#### What you are asked to do
Can you write out all the lines word for word, with no pictures?

#### Given information
---+---

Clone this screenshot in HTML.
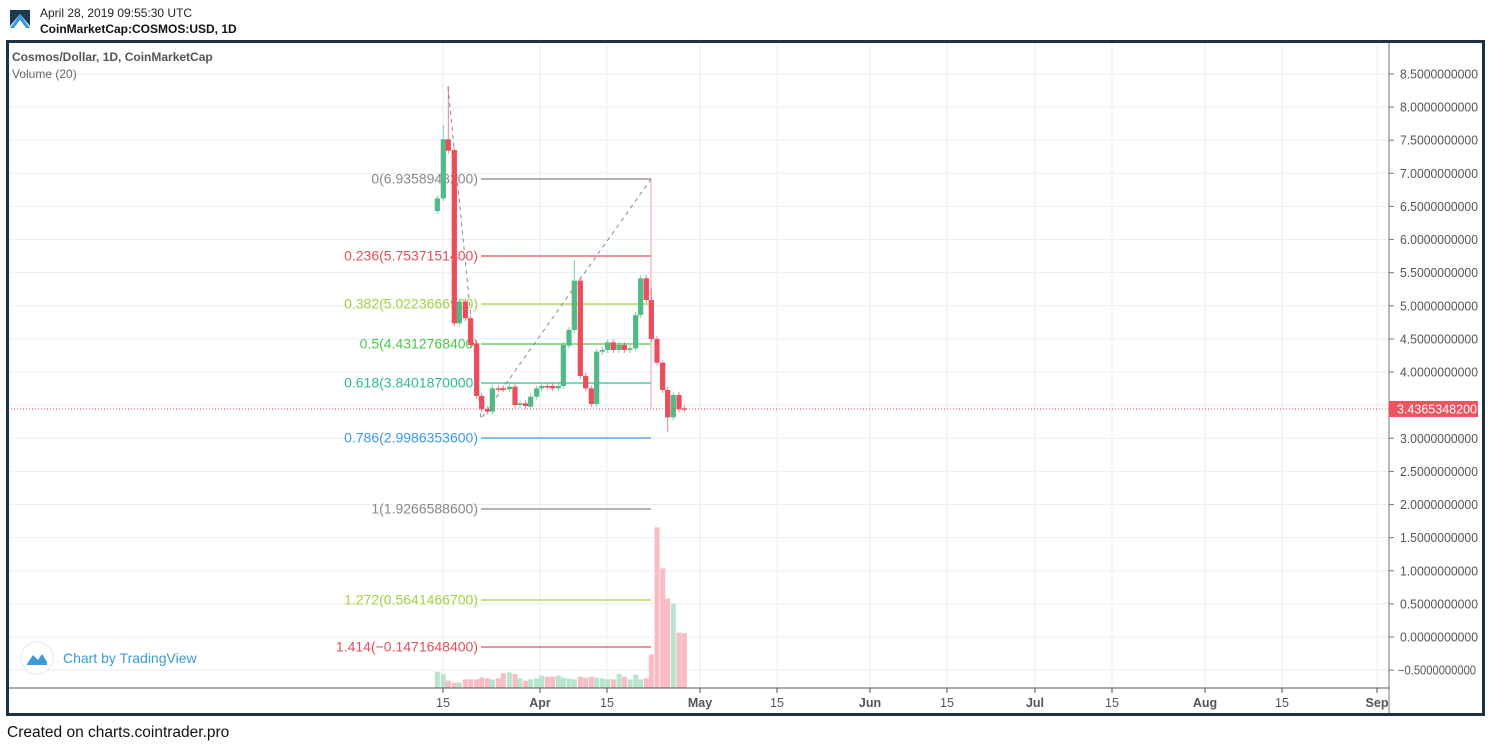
<!DOCTYPE html>
<html><head><meta charset="utf-8"><style>
body{margin:0;background:#fff;width:1489px;height:746px;overflow:hidden;font-family:"Liberation Sans",sans-serif}
svg{position:absolute;left:0;top:0}
</style></head><body>
<svg id="s" width="1489" height="746" xmlns="http://www.w3.org/2000/svg" font-family="Liberation Sans, sans-serif">
<rect x="0" y="0" width="1489" height="746" fill="#fff"/>
<g id="grid"></g>
<g id="vol"></g>
<g id="fib"></g>
<g id="c"></g>
<line x1="8" y1="409" x2="1389" y2="409" stroke="#e0505a" stroke-width="1" stroke-dasharray="1,2"/>
<line x1="1389" y1="42" x2="1389" y2="714" stroke="#777" stroke-width="1"/>
<line x1="8" y1="688" x2="1389" y2="688" stroke="#555" stroke-width="1"/>
<g id="ax" font-size="12.5" fill="#555"></g>
<rect x="1389" y="401" width="89" height="16" fill="#ef5360"/>
<text x="1397" y="413.5" font-size="12.5" fill="#fff" textLength="80" lengthAdjust="spacingAndGlyphs">3.4365348200</text>
<rect x="7.5" y="41.5" width="1476" height="673" fill="none" stroke="#1f3140" stroke-width="3"/>
<polygon points="10,28 20,14 30,28 26,28 20,20 14,28" fill="#3a9bd8"/>
<polygon points="10,10 30,10 30,26 20,14 10,26" fill="#1e3a4e"/>
<text x="40" y="17" font-size="12" fill="#222">April 28, 2019 09:55:30 UTC</text>
<text x="40" y="33" font-size="12" fill="#111" font-weight="bold">CoinMarketCap:COSMOS:USD, 1D</text>
<text x="12" y="61" font-size="12" fill="#555" font-weight="bold">Cosmos/Dollar, 1D, CoinMarketCap</text>
<text x="12" y="78" font-size="12" fill="#666">Volume (20)</text>
<circle cx="37" cy="658" r="16" fill="#fff" stroke="#e6e6e6"/>
<path d="M27,664 L33,655 L38,660 L42,654 L47,662 L47,665 L27,665Z" fill="#3a9bd8"/>
<text x="63" y="663" font-size="14" fill="#3a9bd8">Chart by TradingView</text>
<text x="7" y="737" font-size="15.5" fill="#111">Created on charts.cointrader.pro</text>
</svg>
<script>
const NS="http://www.w3.org/2000/svg";
function el(p,t,a,txt){const e=document.createElementNS(NS,t);for(const k in a)e.setAttribute(k,a[k]);if(txt!==undefined)e.textContent=txt;document.getElementById(p).appendChild(e);return e;}
const Y=v=>637-66.24*v;
for(let v=-0.5;v<=8.51;v+=0.5){const y=Y(v);el('grid','line',{x1:8,x2:1389,y1:y,y2:y,stroke:'#e9eff4'});
 el('ax','line',{x1:1389,x2:1394,y1:y,y2:y,stroke:'#777'});
 if(Math.abs(v-3.5)<0.01) continue;
 if(v<0) el('ax','text',{x:1398,y:y+4.5,textLength:78,lengthAdjust:'spacingAndGlyphs'},'\u22120.5000000000');
 else el('ax','text',{x:1400,y:y+4.5,textLength:78,lengthAdjust:'spacingAndGlyphs'},v.toFixed(10));}
const xs=[[443,'15'],[540,'Apr'],[607,'15'],[700,'May'],[777,'15'],[870,'Jun'],[947,'15'],[1035,'Jul'],[1112,'15'],[1205,'Aug'],[1282,'15'],[1377,'Sep']];
xs.forEach(([x,t])=>{el('grid','line',{x1:x,x2:x,y1:42,y2:688,stroke:'#e9eff4'});
 el('ax','line',{x1:x,x2:x,y1:688,y2:693,stroke:'#555'});
 const e=el('ax','text',{x:x,y:707,'text-anchor':'middle'},t);if(isNaN(t))e.setAttribute('font-weight','bold');});
const C=[[52,393,355],[70,355,178],[85,178,212],[103,210,730],[118,730,665],[136,665,715],[152,715,795],[170,790,948],[185,948,988],[202,988,995],[217,995,925],[235,925,928],[250,925,928],[268,928,920],[285,920,975],[300,975,970],[317,970,978],[332,980,950],[350,950,925],[365,925,918],[382,918,920],[398,918,925],[415,925,918],[430,918,795],[447,797,750],[463,750,602],[481,602,888],[497,888,925],[514,925,972],[530,972,815],[547,815,810],[563,810,787],[580,787,810],[597,810,795],[613,795,810],[630,810,805],[647,805,705],[662,705,595],[679,595,660],[694,660,777],[711,777,848],[728,848,930],[743,930,1012],[760,1012,945],[777,945,988],[793,985,988]];
const V=[515,522,542,548,548,538,538,538,532,535,538,535,520,517,522,535,542,538,535,527,530,530,527,533,535,538,530,533,530,533,535,538,538,522,530,538,524,538,535,463,82,205,296,310,398,400];
C.forEach((c,i)=>{const x=420+c[0]/3,o=80+c[1]/3,cl=80+c[2]/3;const up=cl<o;const col=up?'#53b987':'#eb4d5c';
 const t=Math.min(o,cl),b=Math.max(o,cl);
 let hi=t-3,lo=b+3; if(i==2)hi=86; if(i==1)hi=125; if(i==25)hi=260; if(i==38)hi=275; if(i==42)lo=432; if(i==39)hi=288;
 el('c','line',{x1:x,x2:x,y1:hi,y2:lo,stroke:col,'stroke-opacity':0.7});
 el('c','rect',{x:x-2.6,y:t,width:5.2,height:Math.max(b-t,1.5),fill:col});
 const vt=500+V[i]/3;el('vol','rect',{x:x-2.5,y:vt,width:5,height:688-vt,fill:up?'#b9e4cf':'#f8bcc2'});});
const F=[['0(6.9358948200)',179,'#888'],['0.236(5.7537151400)',256,'#e0505a'],['0.382(5.0223666900)',304,'#a5d13d'],['0.5(4.4312768400)',344,'#4cc64c'],['0.618(3.8401870000)',383,'#2bbf8a'],['0.786(2.9986353600)',438,'#3c9ae0'],['1(1.9266588600)',509,'#888'],['1.272(0.5641466700)',600,'#a5d13d'],['1.414(\u22120.1471648400)',647,'#e0505a']];
F.forEach(([t,y,c])=>{el('fib','line',{x1:481,x2:651,y1:y,y2:y,stroke:c,'stroke-width':1.3});
 el('fib','text',{x:478,y:y+4.5,'text-anchor':'end','font-size':14,fill:c},t);});
el('fib','line',{x1:651,x2:651,y1:179,y2:409,stroke:'#f2a0a8'});
el('fib','polyline',{points:'448,87 481,419 651,179',fill:'none',stroke:'#888','stroke-dasharray':'4,4'});
</script>
</body></html>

---+---

#### Solution to this exercise
Clone this screenshot in HTML.
<!DOCTYPE html>
<html><head><meta charset="utf-8"><style>
body{margin:0;background:#fff;width:1489px;height:746px;overflow:hidden;font-family:"Liberation Sans",sans-serif}
svg{position:absolute;left:0;top:0}
</style></head><body>
<svg id="s" width="1489" height="746" xmlns="http://www.w3.org/2000/svg" font-family="Liberation Sans, sans-serif">
<rect x="0" y="0" width="1489" height="746" fill="#fff"/>
<g id="grid"></g>
<g id="vol"></g>
<g id="fib"></g>
<g id="c"></g>
<line x1="8" y1="409" x2="1389" y2="409" stroke="#e0505a" stroke-width="1" stroke-dasharray="1,2"/>
<line x1="1389" y1="42" x2="1389" y2="714" stroke="#777" stroke-width="1"/>
<line x1="8" y1="688" x2="1389" y2="688" stroke="#555" stroke-width="1"/>
<g id="ax" font-size="12.5" fill="#555"></g>
<rect x="1389" y="401" width="89" height="16" fill="#ef5360"/>
<text x="1397" y="413.5" font-size="12.5" fill="#fff" textLength="80" lengthAdjust="spacingAndGlyphs">3.4365348200</text>
<rect x="7.5" y="41.5" width="1476" height="673" fill="none" stroke="#1f3140" stroke-width="3"/>
<polygon points="10,28 20,14 30,28 26,28 20,20 14,28" fill="#3a9bd8"/>
<polygon points="10,10 30,10 30,26 20,14 10,26" fill="#1e3a4e"/>
<text x="40" y="17" font-size="12" fill="#222">April 28, 2019 09:55:30 UTC</text>
<text x="40" y="33" font-size="12" fill="#111" font-weight="bold">CoinMarketCap:COSMOS:USD, 1D</text>
<text x="12" y="61" font-size="12" fill="#555" font-weight="bold">Cosmos/Dollar, 1D, CoinMarketCap</text>
<text x="12" y="78" font-size="12" fill="#666">Volume (20)</text>
<circle cx="37" cy="658" r="16" fill="#fff" stroke="#e6e6e6"/>
<path d="M27,664 L33,655 L38,660 L42,654 L47,662 L47,665 L27,665Z" fill="#3a9bd8"/>
<text x="63" y="663" font-size="14" fill="#3a9bd8">Chart by TradingView</text>
<text x="7" y="737" font-size="15.5" fill="#111">Created on charts.cointrader.pro</text>
</svg>
<script>
const NS="http://www.w3.org/2000/svg";
function el(p,t,a,txt){const e=document.createElementNS(NS,t);for(const k in a)e.setAttribute(k,a[k]);if(txt!==undefined)e.textContent=txt;document.getElementById(p).appendChild(e);return e;}
const Y=v=>637-66.24*v;
for(let v=-0.5;v<=8.51;v+=0.5){const y=Y(v);el('grid','line',{x1:8,x2:1389,y1:y,y2:y,stroke:'#e9eff4'});
 el('ax','line',{x1:1389,x2:1394,y1:y,y2:y,stroke:'#777'});
 if(Math.abs(v-3.5)<0.01) continue;
 if(v<0) el('ax','text',{x:1398,y:y+4.5,textLength:78,lengthAdjust:'spacingAndGlyphs'},'\u22120.5000000000');
 else el('ax','text',{x:1400,y:y+4.5,textLength:78,lengthAdjust:'spacingAndGlyphs'},v.toFixed(10));}
const xs=[[443,'15'],[540,'Apr'],[607,'15'],[700,'May'],[777,'15'],[870,'Jun'],[947,'15'],[1035,'Jul'],[1112,'15'],[1205,'Aug'],[1282,'15'],[1377,'Sep']];
xs.forEach(([x,t])=>{el('grid','line',{x1:x,x2:x,y1:42,y2:688,stroke:'#e9eff4'});
 el('ax','line',{x1:x,x2:x,y1:688,y2:693,stroke:'#555'});
 const e=el('ax','text',{x:x,y:707,'text-anchor':'middle'},t);if(isNaN(t))e.setAttribute('font-weight','bold');});
const C=[[52,393,355],[70,355,178],[85,178,212],[103,210,730],[118,730,665],[136,665,715],[152,715,795],[170,790,948],[185,948,988],[202,988,995],[217,995,925],[235,925,928],[250,925,928],[268,928,920],[285,920,975],[300,975,970],[317,970,978],[332,980,950],[350,950,925],[365,925,918],[382,918,920],[398,918,925],[415,925,918],[430,918,795],[447,797,750],[463,750,602],[481,602,888],[497,888,925],[514,925,972],[530,972,815],[547,815,810],[563,810,787],[580,787,810],[597,810,795],[613,795,810],[630,810,805],[647,805,705],[662,705,595],[679,595,660],[694,660,777],[711,777,848],[728,848,930],[743,930,1012],[760,1012,945],[777,945,988],[793,985,988]];
const V=[515,522,542,548,548,538,538,538,532,535,538,535,520,517,522,535,542,538,535,527,530,530,527,533,535,538,530,533,530,533,535,538,538,522,530,538,524,538,535,463,82,205,296,310,398,400];
C.forEach((c,i)=>{const x=420+c[0]/3,o=80+c[1]/3,cl=80+c[2]/3;const up=cl<o;const col=up?'#53b987':'#eb4d5c';
 const t=Math.min(o,cl),b=Math.max(o,cl);
 let hi=t-3,lo=b+3; if(i==2)hi=86; if(i==1)hi=125; if(i==25)hi=260; if(i==38)hi=275; if(i==42)lo=432; if(i==39)hi=288;
 el('c','line',{x1:x,x2:x,y1:hi,y2:lo,stroke:col,'stroke-opacity':0.7});
 el('c','rect',{x:x-2.6,y:t,width:5.2,height:Math.max(b-t,1.5),fill:col});
 const vt=500+V[i]/3;el('vol','rect',{x:x-2.5,y:vt,width:5,height:688-vt,fill:up?'#b9e4cf':'#f8bcc2'});});
const F=[['0(6.9358948200)',179,'#888'],['0.236(5.7537151400)',256,'#e0505a'],['0.382(5.0223666900)',304,'#a5d13d'],['0.5(4.4312768400)',344,'#4cc64c'],['0.618(3.8401870000)',383,'#2bbf8a'],['0.786(2.9986353600)',438,'#3c9ae0'],['1(1.9266588600)',509,'#888'],['1.272(0.5641466700)',600,'#a5d13d'],['1.414(\u22120.1471648400)',647,'#e0505a']];
F.forEach(([t,y,c])=>{el('fib','line',{x1:481,x2:651,y1:y,y2:y,stroke:c,'stroke-width':1.3});
 el('fib','text',{x:478,y:y+4.5,'text-anchor':'end','font-size':14,fill:c},t);});
el('fib','line',{x1:651,x2:651,y1:179,y2:409,stroke:'#f2a0a8'});
el('fib','polyline',{points:'448,87 481,419 651,179',fill:'none',stroke:'#888','stroke-dasharray':'4,4'});
</script>
</body></html>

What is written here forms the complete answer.